人間の身につけた情報は、セーブすることも、インストールすることもできまない。一人一人の人間が、時間をかけて、せっかく身につけた大切な情報も、使わないで放っておけば、記憶から消え去ってしまう。自分のDNAを分け与えた子供にすら、情報を正確に伝達することができない。こんな人間は、AIから見れば、ゾウリムシのような、増殖するだけの単細胞生物レベルかもしれない。種を維持するのが精一杯で、その進化など、たかが知れている。

人類が、有機物で構成される生物のままでは、おそらく、これ以上の発展は望めない。そう、人間の体は、あまりにも脆弱、その寿命も短すぎる。
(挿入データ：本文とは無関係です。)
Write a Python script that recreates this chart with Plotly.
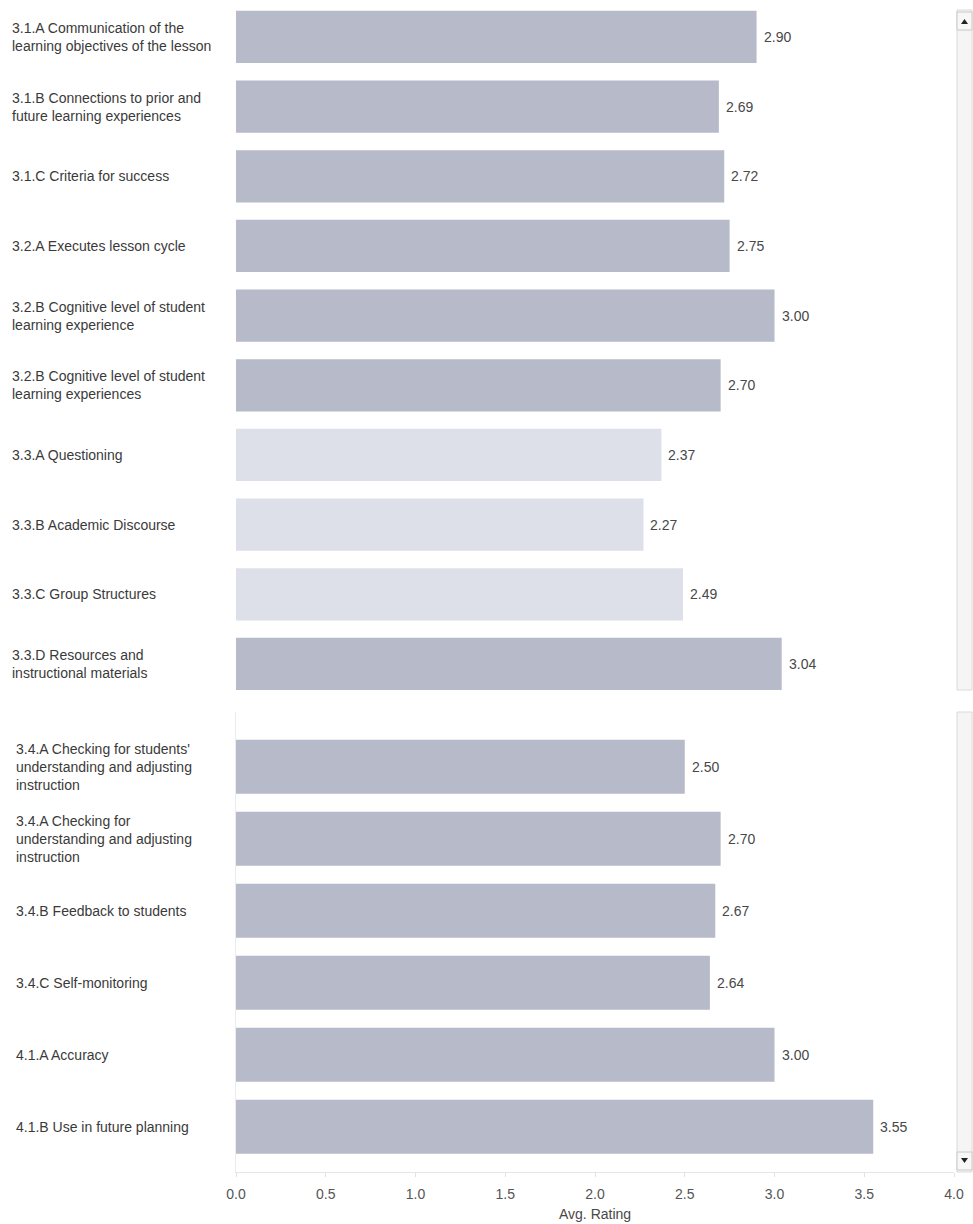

地球上での大航海時代ならば、まだしも、数十億光年というスケールの宇宙に出て行くには、この人間の体のままでは、何事もなし得ない。

もし仮に、人類の築き上げた、これまでの全ての情報を、データの形で保有、承継できれば、それが、人類に変わる知的生命体となるだろう。その生命体にとっては、もはや、脆弱な生物に過ぎない人類という種の保存など、どうでもよい。

SFでは、未だに、エイリアンは、生き物の形をとって、この地球に来る。しかし、それはあり得ない。仮に、数億光年の旅路を経て、この地球に到達できるエイリアンが存在したとしたら、それは情報の集合体だろう。クラウドのように、どこにあるのか、あるいはどこにいるのか、わからない存在。もしかすると、我々人類が、「存在」とは認識できないかもしれない。